A report in runs with the headline

Referendum result a blessing for medicinal cannabis industry

Certain elements of the medicinal cannabis sector in NZ pushed hard for the NO vote prior to the referendum and today  this report by Stuff.Co confirms their celebration.

They’ve created themselves a nice little cartel going forward and the spruiking for spending more of your money on medical cannabis starts here.

We believe that all the NO vote has achieved is a stronger black market to satisfy recreational demand and the opportunity for medical suppliers to foist over priced product onto the market.

Anybody who follows the US State markets knows that recreational regulation shrinks the medical market .

As Detroit Legal News points out

Broad legalization of marijuana results in fewer, more expensive options for the sick
Much of the decline comes from consumers who, ill or not, got medical cards in their states because it was the only way to buy marijuana legally and then discarded them when broader legalization arrived. But for people who truly rely on marijuana to control ailments such as nausea or cancer pain, the arrival of so-called recreational cannabis can mean fewer and more expensive options.

Here are a few snippets from the Stuff report (op-ed)

Firstly we are told..

While that’s bad news for recreational users, its good news for the medicinal cannabis industry as it removes the “fog factor” of sufferers trying to self-medicate like Rover.

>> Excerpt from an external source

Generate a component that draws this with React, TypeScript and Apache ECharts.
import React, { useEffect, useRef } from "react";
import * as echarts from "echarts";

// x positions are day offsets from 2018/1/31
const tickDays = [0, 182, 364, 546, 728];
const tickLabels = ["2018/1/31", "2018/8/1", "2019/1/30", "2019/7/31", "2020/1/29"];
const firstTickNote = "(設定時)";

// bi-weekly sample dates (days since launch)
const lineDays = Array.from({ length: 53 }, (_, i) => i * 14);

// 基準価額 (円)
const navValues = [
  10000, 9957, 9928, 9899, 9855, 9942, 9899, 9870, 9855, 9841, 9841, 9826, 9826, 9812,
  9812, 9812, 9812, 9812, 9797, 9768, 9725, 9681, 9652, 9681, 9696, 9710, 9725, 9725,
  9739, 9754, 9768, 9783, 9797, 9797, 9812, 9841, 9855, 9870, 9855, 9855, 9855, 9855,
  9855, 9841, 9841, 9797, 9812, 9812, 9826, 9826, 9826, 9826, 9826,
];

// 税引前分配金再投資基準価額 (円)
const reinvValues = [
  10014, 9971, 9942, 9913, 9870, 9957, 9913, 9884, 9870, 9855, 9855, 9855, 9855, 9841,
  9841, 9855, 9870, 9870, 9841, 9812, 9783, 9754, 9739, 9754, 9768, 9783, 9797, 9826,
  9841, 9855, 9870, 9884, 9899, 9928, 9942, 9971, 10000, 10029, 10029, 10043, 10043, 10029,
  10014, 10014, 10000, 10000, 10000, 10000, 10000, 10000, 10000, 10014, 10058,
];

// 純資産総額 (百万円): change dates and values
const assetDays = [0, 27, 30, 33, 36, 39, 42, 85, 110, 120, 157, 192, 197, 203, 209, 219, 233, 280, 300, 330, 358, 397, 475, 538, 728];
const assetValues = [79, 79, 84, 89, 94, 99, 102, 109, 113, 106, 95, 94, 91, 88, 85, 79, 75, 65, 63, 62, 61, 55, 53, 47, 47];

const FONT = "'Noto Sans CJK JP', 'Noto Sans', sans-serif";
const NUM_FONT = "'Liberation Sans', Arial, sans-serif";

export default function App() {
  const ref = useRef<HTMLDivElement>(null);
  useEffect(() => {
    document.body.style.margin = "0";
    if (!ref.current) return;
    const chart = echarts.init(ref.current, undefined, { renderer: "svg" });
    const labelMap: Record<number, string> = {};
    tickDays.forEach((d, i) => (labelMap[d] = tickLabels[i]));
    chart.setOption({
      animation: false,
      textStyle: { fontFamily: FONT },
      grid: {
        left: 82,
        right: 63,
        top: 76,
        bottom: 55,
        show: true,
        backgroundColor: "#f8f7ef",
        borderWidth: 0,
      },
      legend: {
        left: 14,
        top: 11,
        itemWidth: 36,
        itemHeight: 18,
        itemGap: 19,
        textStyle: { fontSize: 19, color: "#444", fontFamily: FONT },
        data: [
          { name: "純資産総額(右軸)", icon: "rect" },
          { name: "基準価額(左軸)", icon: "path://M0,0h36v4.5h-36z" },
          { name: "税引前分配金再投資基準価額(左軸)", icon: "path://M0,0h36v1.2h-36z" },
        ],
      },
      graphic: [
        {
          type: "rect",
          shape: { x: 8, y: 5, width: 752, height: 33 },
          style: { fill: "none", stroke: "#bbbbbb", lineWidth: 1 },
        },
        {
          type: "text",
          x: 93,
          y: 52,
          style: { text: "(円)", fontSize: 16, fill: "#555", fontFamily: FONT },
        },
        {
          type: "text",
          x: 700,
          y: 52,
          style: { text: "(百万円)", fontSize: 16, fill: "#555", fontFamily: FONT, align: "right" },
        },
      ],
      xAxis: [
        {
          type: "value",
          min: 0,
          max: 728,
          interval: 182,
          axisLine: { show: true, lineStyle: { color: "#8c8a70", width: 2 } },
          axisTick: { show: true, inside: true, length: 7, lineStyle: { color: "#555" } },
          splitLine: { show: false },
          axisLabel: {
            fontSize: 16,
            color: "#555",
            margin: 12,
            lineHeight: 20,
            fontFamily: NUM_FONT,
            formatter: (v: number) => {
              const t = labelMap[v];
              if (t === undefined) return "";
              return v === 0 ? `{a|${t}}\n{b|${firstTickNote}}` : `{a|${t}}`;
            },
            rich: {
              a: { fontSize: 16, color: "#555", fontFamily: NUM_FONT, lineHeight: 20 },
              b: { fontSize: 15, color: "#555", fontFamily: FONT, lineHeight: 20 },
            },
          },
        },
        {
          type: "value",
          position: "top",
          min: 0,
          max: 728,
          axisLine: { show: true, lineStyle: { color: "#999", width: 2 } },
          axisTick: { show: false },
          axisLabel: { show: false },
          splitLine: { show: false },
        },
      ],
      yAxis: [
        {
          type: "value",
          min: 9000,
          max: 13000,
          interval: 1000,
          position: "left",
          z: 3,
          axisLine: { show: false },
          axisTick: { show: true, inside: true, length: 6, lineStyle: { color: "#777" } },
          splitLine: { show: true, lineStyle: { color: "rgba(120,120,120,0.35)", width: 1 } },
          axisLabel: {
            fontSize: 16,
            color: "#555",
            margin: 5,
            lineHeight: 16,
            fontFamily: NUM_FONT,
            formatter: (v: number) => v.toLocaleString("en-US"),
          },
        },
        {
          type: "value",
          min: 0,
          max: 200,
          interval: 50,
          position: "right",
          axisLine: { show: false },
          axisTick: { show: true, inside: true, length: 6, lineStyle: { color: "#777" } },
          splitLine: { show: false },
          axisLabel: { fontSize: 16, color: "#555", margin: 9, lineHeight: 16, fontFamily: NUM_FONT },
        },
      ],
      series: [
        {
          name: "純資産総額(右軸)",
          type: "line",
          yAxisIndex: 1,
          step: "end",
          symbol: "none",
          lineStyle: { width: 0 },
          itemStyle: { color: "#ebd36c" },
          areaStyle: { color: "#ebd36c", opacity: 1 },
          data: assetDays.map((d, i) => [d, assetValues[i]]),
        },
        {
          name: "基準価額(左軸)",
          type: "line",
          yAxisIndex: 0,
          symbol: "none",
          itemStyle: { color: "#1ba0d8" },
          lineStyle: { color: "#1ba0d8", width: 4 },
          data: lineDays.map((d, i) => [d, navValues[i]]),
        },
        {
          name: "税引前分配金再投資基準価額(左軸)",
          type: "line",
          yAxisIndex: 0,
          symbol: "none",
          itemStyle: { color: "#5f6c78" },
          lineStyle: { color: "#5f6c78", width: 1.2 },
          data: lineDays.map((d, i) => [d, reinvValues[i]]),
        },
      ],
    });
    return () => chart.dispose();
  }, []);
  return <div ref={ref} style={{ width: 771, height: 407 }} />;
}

Then we get some industry mansplaining

That’s because recreational cannabis tends to be high in THC rather than CBD. THC is the main psychoactive compound in cannabis, its what’s what makes people feel high.

CBD doesn’t have that effect. Instead it works with elements in the body linked to well-being. And in particular it seems to work well for chronic pain. It also has the affect of mitigating some of the psychoactive affects of THC.

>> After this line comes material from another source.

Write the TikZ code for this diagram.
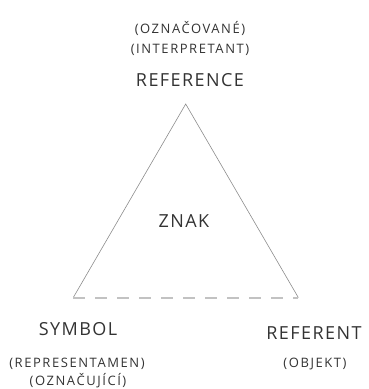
\documentclass[tikz,border=0pt]{standalone}
\usepackage{fontspec}
\setmainfont{Open Sans}
\begin{document}
\begin{tikzpicture}[x=1pt,y=-1pt,
  big/.style={font=\fontsize{18}{18}\selectfont\addfontfeatures{LetterSpace=8}, text=black!80, inner sep=0pt, anchor=base},
  small/.style={font=\fontsize{13}{13}\selectfont\addfontfeatures{LetterSpace=12}, text=black!80, inner sep=0pt, anchor=base},
  edge/.style={draw=black!45, line width=0.6pt},
  baseedge/.style={draw=black!24, line width=2pt, dash pattern=on 12pt off 10pt}]
\useasboundingbox (0,0) rectangle (368,389);
\coordinate (apex) at (185.7,104);
\coordinate (bl) at (73.3,297.5);
\coordinate (br) at (298.3,297.5);
\draw[edge] (bl) -- (apex) -- (br);
\draw[baseedge] (bl) -- (br);
\node[small] (oznacovane) at (190,33) {(OZNAČOVANÉ)};
\node[small] (interpretant) at (190,53) {(INTERPRETANT)};
\node[big] (reference) at (190,86) {REFERENCE};
\node[big] (znak) at (184,227) {ZNAK};
\node[big] (symbol) at (78,335.5) {SYMBOL};
\node[small] (representamen) at (77,367) {(REPRESENTAMEN)};
\node[small] (oznacujici) at (78,385) {(OZNAČUJÍCÍ)};
\node[big] (referent) at (314,339) {REFERENT};
\node[small] (objekt) at (315,367) {(OBJEKT)};
\end{tikzpicture}
\end{document}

CBD-rich cannabis tends to be most effective when applied topically or internally, as opposed to being aspirated. The “secret sauce” to treating specific conditions is getting the right mix of THC, CBD and other cannabinoids.

I learnt this earlier this year when I did some work with medicinal cannabis company Ora Pharm, who are building a major medicinal cannabis operation in the Waikato. Their business is focused on producing tinctures, lotions and tablets with targeted combinations of CBD, THC, terpenoids and flavonoids to address specific ailments.

Followed up by some little digs including the following

That’s because professional producers won’t have to compete with the enthusiastic but unskilled DIY sector

Read the full article at


As Choloe Swarbrick  the Green Party’s drug law reform spokesperson told NZ Media on learning about the No vote

Swarbrick  said she was proud of the “yes” campaign which “always spoke to the facts” rather than the “tide of misinformation” from the other side.

For us at CLR it is particularly sad that the other side included medical cannabis producers.


We also note the Guardian have just published this article

New Zealand’s rejection of legalising cannabis is a triumph for fear-mongering

As someone who campaigned hard for a yes vote, for much needed reform of our drug laws, I am reduced to tears. I have been receiving heartbreaking emails from people thanking me for my work to try and get the evidence out there, to try and stem the tide of fear-mongering and misinformation about cannabis and those who use it.

People are weeping for their communities, families and friends who have been affected by drug laws over the decades since the Misuse of Drugs Act, 1975 was introduced in Zealand, for the lost opportunity for reform, and most of all for those marginalised and vulnerable communities who will continue to bear the brunt of our outdated drug laws that are no longer fit for purpose.